After a while, you might well ask: Is this an appropriate way to respond to an artwork?

The answer is, well, yes, especially if the artist is named Nayland Blake.

Blake, a 43-year-old New York native whose performance pieces, installations and videos are the subject of a mind-boggling exhibition at the University of Maryland, Baltimore County, makes art from the gut. And because of that, you can't help reacting to his art viscerally.

Nayland Blake: Some Kind of Love showcases some of the large-scale installations, videos and other objects that Blake has created over the last decade around the issue of identity.

During the 1980s he was one of the bad boys of the conceptual art movement, which emphasized content over form and which often took thorny issues of race, gender and sexuality as material for making artworks.

Blake first made a reputation with his over-the-top performance pieces about how ambiguous the idea of identity really is.

Blake is both bi-racial and gay. He has a white mother and a black father, and many of his performance pieces refer to his gay partner.

Yet you wouldn't necessarily know Blake was black if you saw him on the street. He's a pale, somewhat portly man with a full beard: He could be almost anything. And, of course, there's no way of telling he's gay.

Blake knows what it means to be, in the memorable phrase of author Ralph Ellison, an "invisible man." It is to be born into a limbo world full of ambiguities where practically all the neatly marked social definitions just don't apply.

How do you talk about that? How do you make other people feel even a little bit of what you're feeling - especially if it's going to make them uncomfortable, which it probably will?
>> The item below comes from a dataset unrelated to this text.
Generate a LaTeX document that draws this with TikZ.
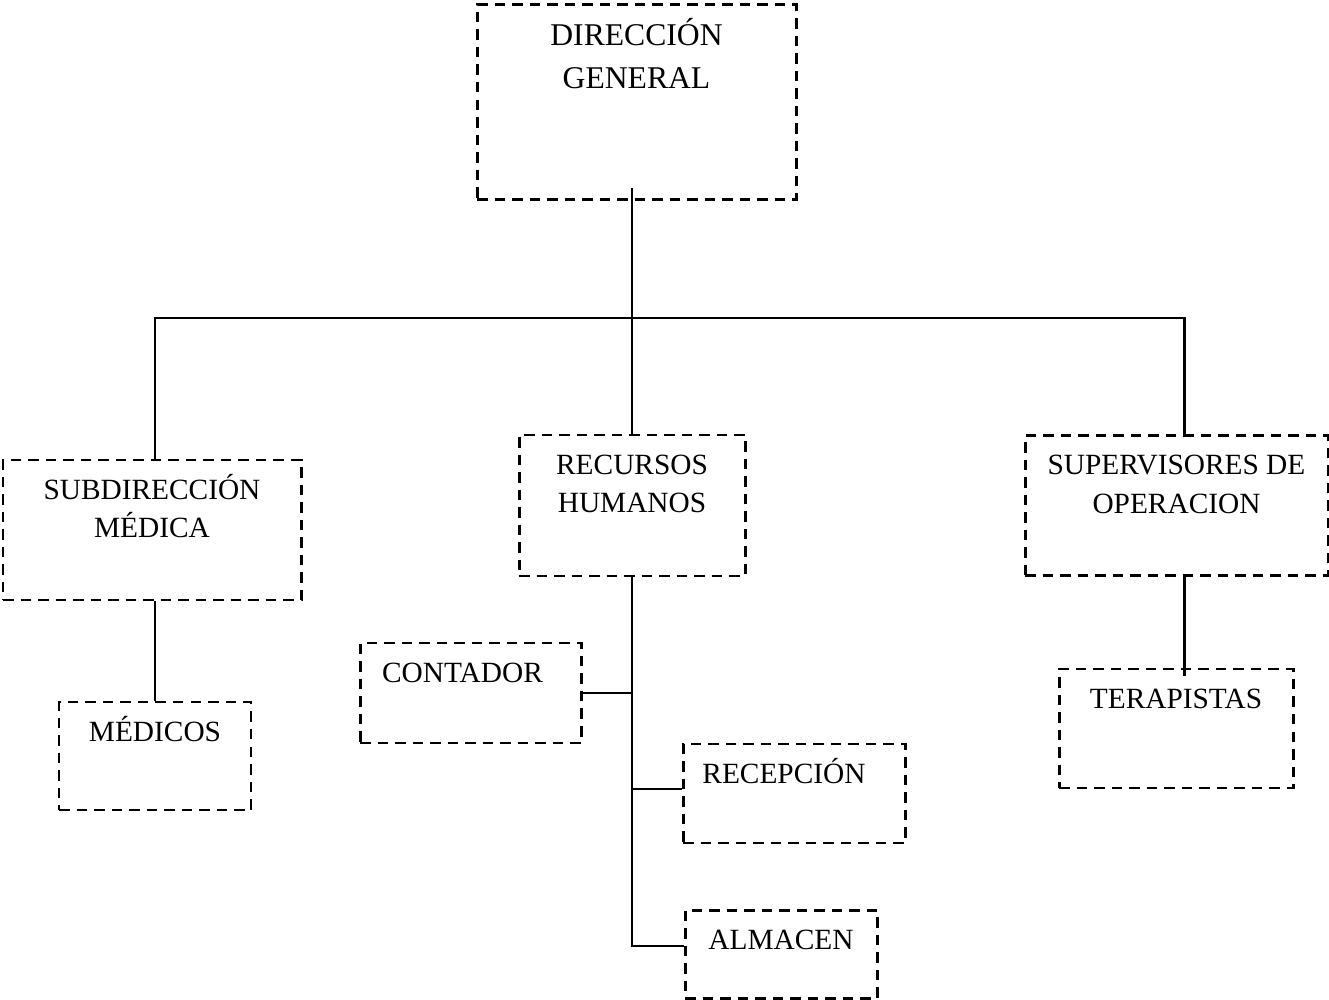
\documentclass[tikz,border=0pt]{standalone}
\usepackage{fontspec}
\setmainfont{Liberation Serif}
\tikzset{box/.style={shape=rectangle, draw=black, line width=0.85pt,
    dash pattern=on 0.105cm off 0.07cm, inner sep=0pt}}
\tikzset{boxtext/.style={anchor=base, align=center, inner sep=0pt,
    yshift=-0.405cm, font=\fontsize{8.35}{11}\selectfont}}
\tikzset{twolines/.style={boxtext, yshift=-11pt}}
\tikzset{link/.style={draw=black, line width=0.6pt}}

\begin{document}
\begin{tikzpicture}
    \useasboundingbox (0,0) rectangle (13.29,-10);

    %%%% Top
    \node[box, minimum width=3.19cm, minimum height=1.95cm,
      label={[boxtext, yshift=-0.02cm, yshift=-12.2pt, font=\fontsize{9}{12.2}\selectfont]north:{DIRECCIÓN\\GENERAL}}] (dg) at (6.365,-1.025) {};

    %%%% Second level
    \node[box, minimum width=2.98cm, minimum height=1.40cm,
      label={[twolines]north:{SUBDIRECCIÓN\\MÉDICA}}] (sub) at (1.52,-5.30) {};
    \node[box, minimum width=2.26cm, minimum height=1.41cm,
      label={[twolines]north:{RECURSOS\\HUMANOS}}] (rh) at (6.32,-5.055) {};
    \node[box, minimum width=3.03cm, minimum height=1.40cm,
      label={[twolines]north:{SUPERVISORES DE\\OPERACION}}] (sup) at (11.765,-5.055) {};

    %%%% Third level
    \node[box, minimum width=1.92cm, minimum height=1.08cm,
      label={[boxtext]north:MÉDICOS}] (med) at (1.55,-7.56) {};
    \node[box, minimum width=2.21cm, minimum height=1.00cm,
      label={[boxtext, xshift=-0.08cm]north:CONTADOR}] (cont) at (4.705,-6.93) {};
    \node[box, minimum width=2.22cm, minimum height=0.99cm,
      label={[boxtext, xshift=-0.1cm]north:RECEPCIÓN}] (rec) at (7.94,-7.935) {};
    \node[box, minimum width=1.92cm, minimum height=0.88cm,
      label={[boxtext]north:ALMACEN}] (alm) at (7.81,-9.54) {};
    \node[box, minimum width=2.34cm, minimum height=1.19cm,
      label={[boxtext]north:TERAPISTAS}] (ter) at (11.76,-7.285) {};

    %%%% Connectors
    \coordinate (bar) at (6.32,-3.18);
    \draw[link] ([yshift=0.13cm]rh.north |- dg.south) -- (rh.north);
    \draw[link] (med.north |- sub.north) -- (med.north |- bar)
      -- ([xshift=0.08cm]sup.north |- bar) -- ([xshift=0.08cm]sup.north);
    \draw[link] (med.north |- sub.south) -- (med.north);
    \draw[link] ([xshift=0.08cm]sup.south) -- ([xshift=0.08cm, yshift=-0.08cm]sup.south |- ter.north);
    \draw[link] (rh.south) -- ([yshift=0.08cm]rh.south |- alm.west) -- ([yshift=0.08cm]alm.west);
    \draw[link] (cont.east) -- (cont.east -| rh.south);
    \draw[link] ([yshift=0.045cm]rec.west) -- ([yshift=0.045cm]rec.west -| rh.south);

\end{tikzpicture}
\end{document}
Blake's answer is to let it all hang out. In pieces like Starting Over Suit he does a little soft shoe dance in a white rabbit suit that weighs 140 pounds (I'm your bunny, honey), because that's what it feels like to hold up your end of a relationship that's going nowhere - really heavy after awhile. Tape the dance on video to show in a museum later.

Or gorge yourself for an hour straight on watermelon, pizza, hot dogs, cake, etc., with a clock in the background and the camera running.

In Gorge, he lets his partner stuff him with food until he's obviously uncomfortable, then lets himself be stuffed some more - because that's what it feels like when another person who wants to love you and take care of you also wants to control you - and the way they do it is by giving you things. After awhile so much "nurturing" seems like punishment. (The rabbit is also Blake's wry symbol for the stereotypical sexually promiscuous gay man of the pre-AIDS era.)

And what about the giant gingerbread house? Maybe it's a metaphor for the obsessions of childhood, and also our craving to remain children even after we've grown up.

Yet these are the kinds of problems that everybody has to deal with, whether you're black or white, straight or gay, male or female. But most people don't have to think about it too much, because society has already programmed them to react in certain ways. Don't rock the boat, stay married; if you're single, get married - but be sure it's to a person of the opposite sex and of the same race.

Blake's experience on the cusps of all those boundaries makes the conventional wisdom seem uniquely useless in his case. But the fact is, the conventional wisdom often doesn't work for conventional people, either.

And that's the beauty of his artwork. It reminds us, sometimes subtly and sometimes with in-your-face bluntness, that being human is universally painful, that who we are is not a given but something we have to struggle for, that the big questions are all variations on a question of identity, and that the main thing in life is to know thyself.